Last month, the US Senate approved a supplemental bill which would have unlocked $60 billion of military aid for Ukraine, but House Speaker Mike Johnson refused to bring it to the floor for a vote. Current discussions on Capitol Hill are reportedly focusing on trying to get at least some of the aid approved in the form of a loan, which might secure support from House Republicans.
Political deadlock in Washington has coincided with Russia’s most significant battlefield gains for nine months, including the capture of the industrial town of Avdiivka, which Russian forces had been attacking heavily for months.
Even so, Biden’s main point man on Ukraine appealed to his hosts not to give up on the US.
“You should believe in the United States … We have provided enormous support and we will continue to do so every day and every way we know how.”
President Biden, he added, was fighting for the aid package every day.
Sullivan also meet Zelensky to discuss the “urgent need” for Congress to pass the bill, said National Security Council spokesperson Adrienne Watson.
For his part, Yermak stressed that despite the hold-up there were no disagreements between Washington and Kyiv and said he understood the US president was doing his best to get the funding approved.
Doing his bit to strike a morale boosting note, Yermak said those who doubted Ukraine could still win the war should come and visit his country. “See our people, hear them, and feel the energy,” he said. “We are on the side of good.”
Sullivan’s visit comes just a week after the White House was able to announce an additional $300 million in military aid, the first such announcement this year, though one that even President Biden admitted was “not nearly enough.”
The funding was made available by unanticipated cost savings at the Department of Defense, Sullivan said last week, and meant artillery ammunition and air defenses, among other things, were already being transferred to Ukraine.
Asked whether any future weapons transfer would include longer range ATACMs which could reach up to 300 kms, Sullivan refused to be drawn, saying only that the two sides had constructive discussions around the sort of capabilities Ukraine requires.
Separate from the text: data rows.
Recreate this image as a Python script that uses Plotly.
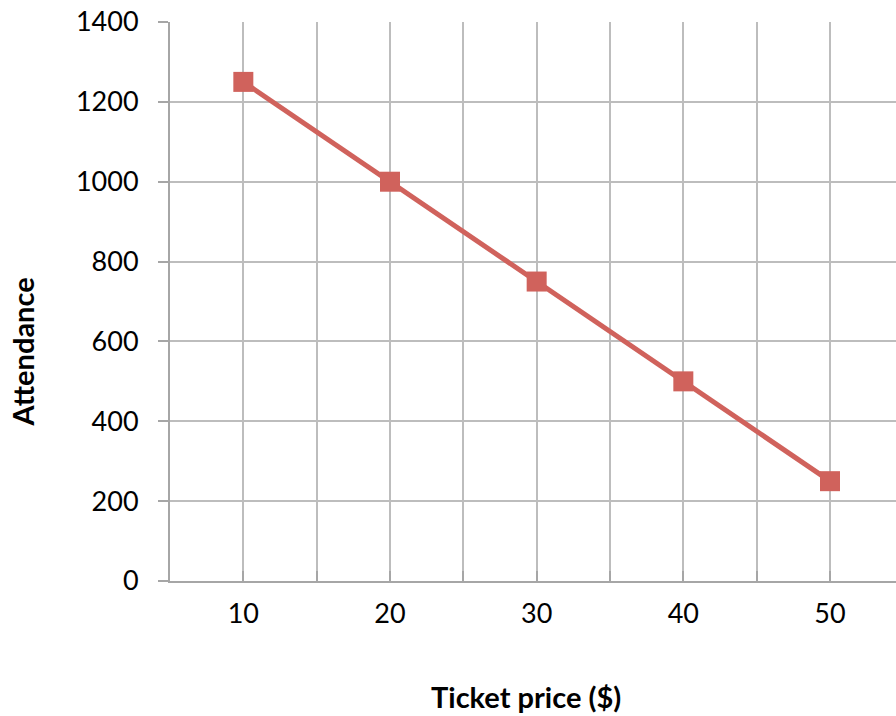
import plotly.graph_objects as go

# Ticket price vs. attendance
ticket_price = [10, 20, 30, 40, 50]
attendance = [1250, 1000, 750, 500, 250]

x_title = "Ticket price ($)"
y_title = "Attendance"

RED = "#d0625c"
GRID = "#bdbdbd"
AXIS = "#a6a6a6"
FONT = "Lato"

fig = go.Figure()
fig.add_trace(go.Scatter(
    x=ticket_price, y=attendance,
    mode="lines+markers",
    line=dict(color=RED, width=5),
    marker=dict(symbol="square", size=20, color=RED),
    showlegend=False,
    cliponaxis=False,
))

fig.update_layout(
    width=896, height=716,
    margin=dict(l=170, r=0, t=22, b=135),
    paper_bgcolor="white", plot_bgcolor="white",
    font=dict(family=FONT, size=27, color="black"),
    xaxis=dict(
        range=[5, 54.5], tick0=10, dtick=10,
        showgrid=True, gridcolor=GRID, gridwidth=2,
        showline=True, linecolor=AXIS, linewidth=2,
        ticks="inside", ticklen=10, tickcolor=AXIS, tickwidth=2,
        minor=dict(dtick=5, tick0=5, showgrid=True, gridcolor=GRID, gridwidth=2,
                   ticks="inside", ticklen=10, tickcolor=AXIS, tickwidth=2),
        zeroline=False,
        ticklabelstandoff=8,
        tickfont=dict(size=27),
    ),
    yaxis=dict(
        range=[0, 1400], dtick=200,
        showgrid=True, gridcolor=GRID, gridwidth=2,
        showline=True, linecolor=AXIS, linewidth=2,
        ticks="outside", ticklen=10, tickcolor=AXIS, tickwidth=2,
        zeroline=False,
        ticklabelstandoff=14,
        tickfont=dict(size=27),
    ),
    annotations=[
        dict(text=f"<b>{x_title}</b>", xref="paper", yref="paper",
             x=0.49, y=-0.207, xanchor="center", yanchor="middle",
             showarrow=False, font=dict(size=29)),
        dict(text=f"<b>{y_title}</b>", xref="paper", yref="paper",
             x=-0.203, y=0.41, xanchor="center", yanchor="middle",
             textangle=-90, showarrow=False, font=dict(size=29)),
    ],
)

fig.write_html("out.html")
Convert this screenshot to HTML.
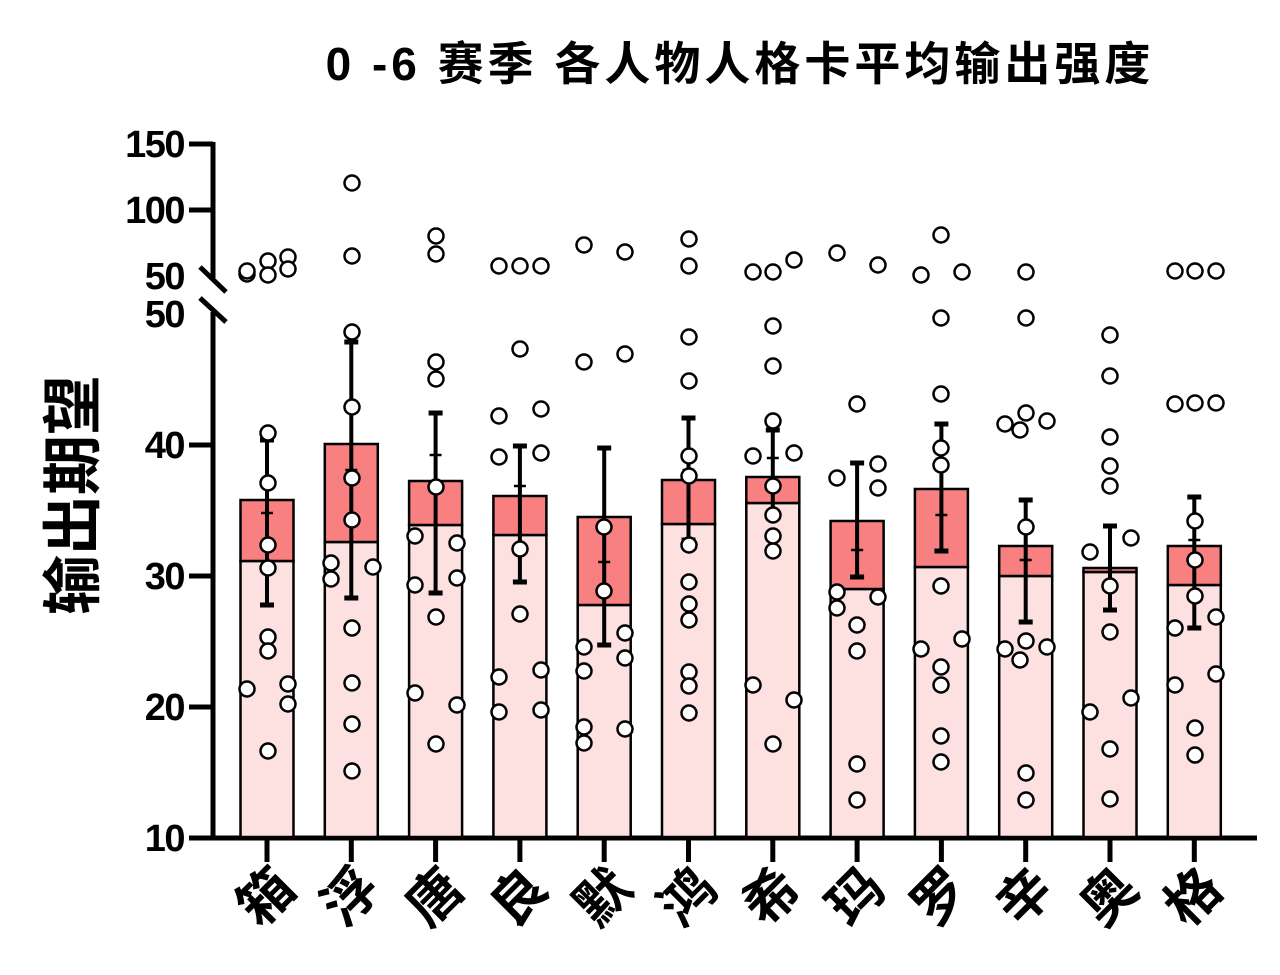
<!DOCTYPE html>
<html><head><meta charset="utf-8"><style>body{margin:0;background:#fff}svg{display:block}</style></head>
<body>
<svg width="1280" height="975" xmlns="http://www.w3.org/2000/svg" font-family="Liberation Sans, Noto Sans CJK SC, sans-serif">
<text x="740" y="80" text-anchor="middle" font-size="46" font-weight="bold" letter-spacing="4">0 -6 赛季 各人物人格卡平均输出强度</text>
<text transform="translate(94,495) rotate(-90)" text-anchor="middle" font-size="60" font-weight="bold">输出期望</text>
<g font-size="38" font-weight="bold" text-anchor="end" letter-spacing="-1.5">
<text x="184" y="157">150</text><text x="184" y="223">100</text><text x="184" y="289">50</text>
<text x="184" y="327">50</text><text x="184" y="458">40</text><text x="184" y="589">30</text>
<text x="184" y="720">20</text><text x="184" y="851">10</text>
</g>
<g stroke="#000" stroke-width="5" fill="none">
<line x1="213" y1="142" x2="213" y2="278"/><line x1="213" y1="312" x2="213" y2="838"/>
<line x1="189" y1="144" x2="213" y2="144"/><line x1="189" y1="210" x2="213" y2="210"/>
<line x1="189" y1="445" x2="213" y2="445"/><line x1="189" y1="576" x2="213" y2="576"/>
<line x1="189" y1="707" x2="213" y2="707"/>
<line x1="200" y1="267" x2="226" y2="292"/><line x1="200" y1="298" x2="226" y2="322"/>
<line x1="189" y1="838" x2="1257" y2="838"/>
</g>
<g id="bars" stroke="#000" stroke-width="2.5"></g>
<g id="err" stroke="#000" stroke-width="4"></g>
<g id="dots" stroke="#000" stroke-width="2.5" fill="#fff"></g>
<g id="xl" font-size="54" font-weight="bold"></g>
<script>
var cx=[],i;for(i=0;i<12;i++)cx.push(267+84.3*i);
var bars=[[500,561],[444,542],[481,525],[496,535],[517,605],[480,524],[477,503],[521,589],[489,567],[546,576],[568,572],[546,585]];
var err=[[440,605,513],[342,598,470],[413,593,455],[446,582,486],[448,645,562],[418,540,470],[430,518,458],[463,577,550],[424,551,515],[500,622,560],[526,610,527],[497,628,540]];
var names="箱浮唐良默鸿希玛罗辛奥格";
var dots=[
[[247,274],[247,271],[268,261],[268,275],[288,257],[288,269],[268,433],[268,483],[268,545],[268,568],[268,637],[268,651],[247,689],[288,684],[288,704],[268,751]],
[[352,183],[352,256],[352,332],[352,407],[352,478],[352,520],[331,563],[331,579],[373,567],[352,628],[352,683],[352,724],[352,771]],
[[436,236],[436,254],[436,362],[436,379],[436,487],[415,536],[457,543],[415,585],[457,578],[436,617],[415,693],[457,705],[436,744]],
[[499,266],[520,266],[541,266],[520,349],[499,416],[541,409],[499,457],[541,453],[520,549],[520,614],[499,677],[541,670],[499,712],[541,710]],
[[584,245],[625,252],[584,362],[625,354],[604,527],[604,591],[584,647],[625,633],[584,671],[625,658],[584,727],[584,743],[625,729]],
[[689,239],[689,266],[689,337],[689,381],[689,456],[689,476],[689,545],[689,582],[689,604],[689,620],[689,672],[689,686],[689,713]],
[[753,272],[773,272],[794,260],[773,326],[773,366],[773,421],[753,456],[794,453],[773,486],[773,515],[773,536],[773,551],[753,685],[794,700],[773,744]],
[[837,253],[878,265],[857,404],[837,478],[878,464],[878,488],[837,592],[837,608],[878,597],[857,625],[857,651],[857,764],[857,800]],
[[921,275],[941,235],[962,272],[941,318],[941,394],[941,448],[941,465],[941,586],[921,649],[962,639],[941,667],[941,685],[941,736],[941,762]],
[[1026,272],[1026,318],[1005,424],[1026,413],[1047,421],[1020,430],[1026,527],[1005,649],[1026,641],[1047,647],[1020,660],[1026,773],[1026,800]],
[[1110,335],[1110,376],[1110,437],[1110,466],[1110,486],[1090,552],[1131,538],[1110,586],[1110,632],[1131,698],[1090,712],[1110,749],[1110,799]],
[[1175,271],[1195,271],[1216,271],[1175,404],[1195,403],[1216,403],[1195,521],[1195,560],[1195,596],[1175,628],[1216,617],[1175,685],[1216,674],[1195,728],[1195,755]]];
var ns="http://www.w3.org/2000/svg";
function el(p,t,a,txt){var e=document.createElementNS(ns,t);for(var k in a)e.setAttribute(k,a[k]);if(txt)e.textContent=txt;document.getElementById(p).appendChild(e);}
for(i=0;i<12;i++){var x=cx[i],b=bars[i];
el("bars","rect",{x:x-26.5,y:b[1],width:53,height:837-b[1],fill:"#fde0e0"});
el("bars","rect",{x:x-26.5,y:b[0],width:53,height:b[1]-b[0],fill:"#f98080"});
el("bars","line",{x1:x,y1:838,x2:x,y2:862,"stroke-width":5});
var e=err[i];el("err","line",{x1:x,y1:e[0],x2:x,y2:e[1]});
el("err","line",{x1:x-7,y1:e[0],x2:x+7,y2:e[0],"stroke-width":5});
el("err","line",{x1:x-7,y1:e[1],x2:x+7,y2:e[1],"stroke-width":5});
el("err","line",{x1:x-6,y1:e[2],x2:x+6,y2:e[2],"stroke-width":2.5});
dots[i].forEach(function(d){el("dots","circle",{cx:d[0],cy:d[1],r:7.5});});
el("xl","text",{transform:"translate("+(x+2)+",900) rotate(-45)","text-anchor":"middle","dominant-baseline":"middle"},names[i]);}
</script>
</svg>
</body></html>
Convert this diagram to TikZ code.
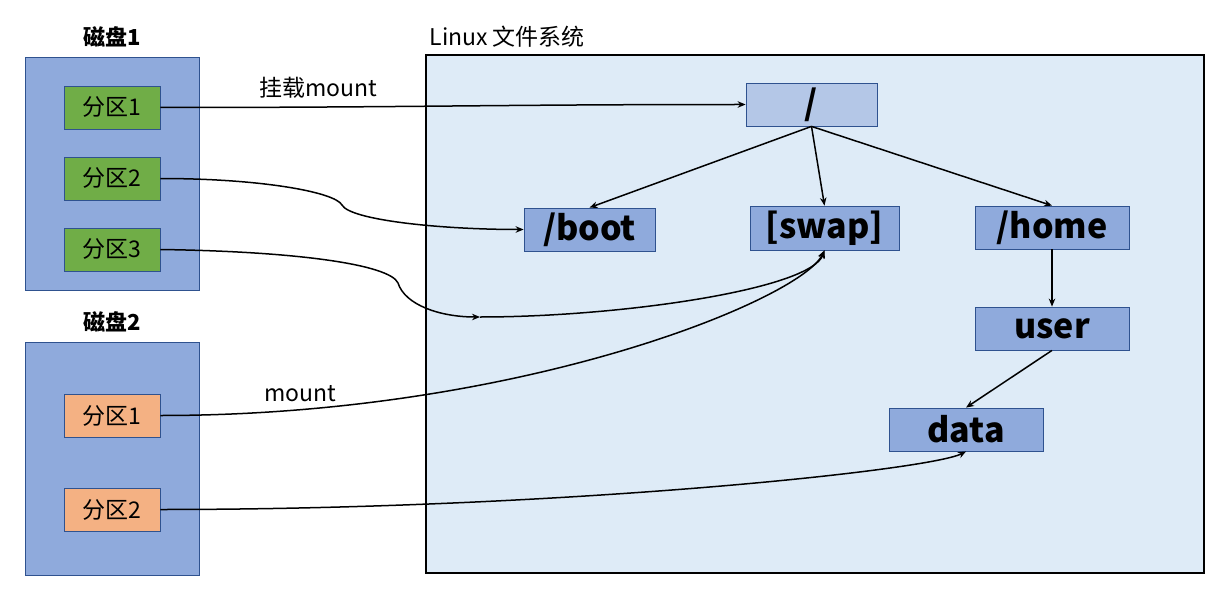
\documentclass[tikz,border=0pt]{standalone}
\usepackage{fontspec}
\setmainfont{Noto Sans CJK SC}
\usetikzlibrary{arrows.meta}
\definecolor{diskblue}{HTML}{8FAADC}
\definecolor{rootblue}{HTML}{B4C7E7}
\definecolor{fsblue}{HTML}{DEEBF7}
\definecolor{edgeblue}{HTML}{2F528F}
\definecolor{partgreen}{HTML}{70AD47}
\definecolor{partorange}{HTML}{F4B183}
\begin{document}
\begin{tikzpicture}[x=1pt,y=1pt,
    box/.style={draw=edgeblue,line width=0.8pt,inner sep=0pt},
    part/.style={box,minimum width=96pt,minimum height=43pt,font=\fontsize{23}{27}\selectfont},
    dir/.style={box,fill=diskblue,minimum height=43pt,font=\fontsize{34}{38}\selectfont\bfseries},
    link/.style={line width=1.5pt,-{Stealth[length=8pt,width=6.5pt]}},
    lbl/.style={font=\fontsize{23}{27}\selectfont}]
    \useasboundingbox (0,0) rectangle (1226,-591);
    \node[draw=black,line width=1.8pt,fill=fsblue,minimum width=778pt,minimum height=518pt] (fs) at (815,-314) {};
    \node[box,fill=diskblue,minimum width=174pt,minimum height=233pt] (disk1) at (112,-173.5) {};
    \node[box,fill=diskblue,minimum width=174pt,minimum height=233pt] (disk2) at (112,-458.5) {};
    \node[lbl,font=\fontsize{22}{26}\selectfont\bfseries] (disk1name) at (112,-37) {磁盘1};
    \node[lbl,font=\fontsize{22}{26}\selectfont\bfseries] (disk2name) at (112,-322) {磁盘2};
    \node[lbl,anchor=west] (fsname) at (426,-37) {Linux 文件系统};
    \node[lbl] (mount1) at (318,-88) {挂载mount};
    \node[lbl] (mount2) at (300,-394) {mount};
    \node[part,fill=partgreen] (d1p1) at (112,-107.5) {分区1};
    \node[part,fill=partgreen] (d1p2) at (112,-178.5) {分区2};
    \node[part,fill=partgreen] (d1p3) at (112,-249.5) {分区3};
    \node[part,fill=partorange] (d2p1) at (112,-415.5) {分区1};
    \node[part,fill=partorange] (d2p2) at (112,-509.5) {分区2};
    \node[dir,fill=rootblue,minimum width=131pt] (root) at (811.5,-104.5) {/};
    \node[dir,minimum width=131pt] (boot) at (589.5,-229.5) {/boot};
    \node[dir,minimum width=149pt,minimum height=44pt] (swap) at (824.5,-228) {[swap]};
    \node[dir,minimum width=154pt] (home) at (1052,-227.5) {/home};
    \node[dir,minimum width=154pt] (user) at (1052,-328.5) {user};
    \node[dir,minimum width=154pt] (data) at (966,-429.5) {data};
    \coordinate (k2) at (342,-205);
    \coordinate (k3) at (398,-283);
    \coordinate (m3) at (480,-317);
    \draw[link] (root.south) -- (boot.north);
    \draw[link] (root.south) -- (swap.north);
    \draw[link] (root.south) -- (home.north);
    \draw[link] (home.south) -- (user.north);
    \draw[link] (user.south) -- (data.north);
    \draw[link] (d1p1.east) .. controls +(250,0) and +(-250,0) .. (root.west);
    \draw[link] (d1p2.east) .. controls +(100,0) and +(-7,13) .. (k2) .. controls +(8,-15) and +(-84,0) .. (boot.west);
    \draw[link] (d1p3.east) .. controls +(140,-2) and +(-8,18) .. (k3) .. controls +(7,-22) and +(-40,0) .. (m3);
    \draw[link] (m3) .. controls +(140,0) and +(-14,-39) .. (swap.south);
    \draw[link] (d2p1.east) .. controls +(360,0) and +(-24,-49) .. (swap.south);
    \draw[link] (d2p2.east) .. controls +(400,0) and +(-36,-19) .. (data.south);
\end{tikzpicture}
\end{document}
The US began supplying an older, shorter-range, version of the ATACMs (Army Tactical Missile Systems) in the second half of last year, though Ukraine had been asking for them since the early months of the war.
Several news reports in recent weeks have suggested the Biden administration is mulling giving Ukraine a newer version of the missile system that would give Ukraine the ability to reach further into Crimea, territory illegally annexed by Russia in 2014.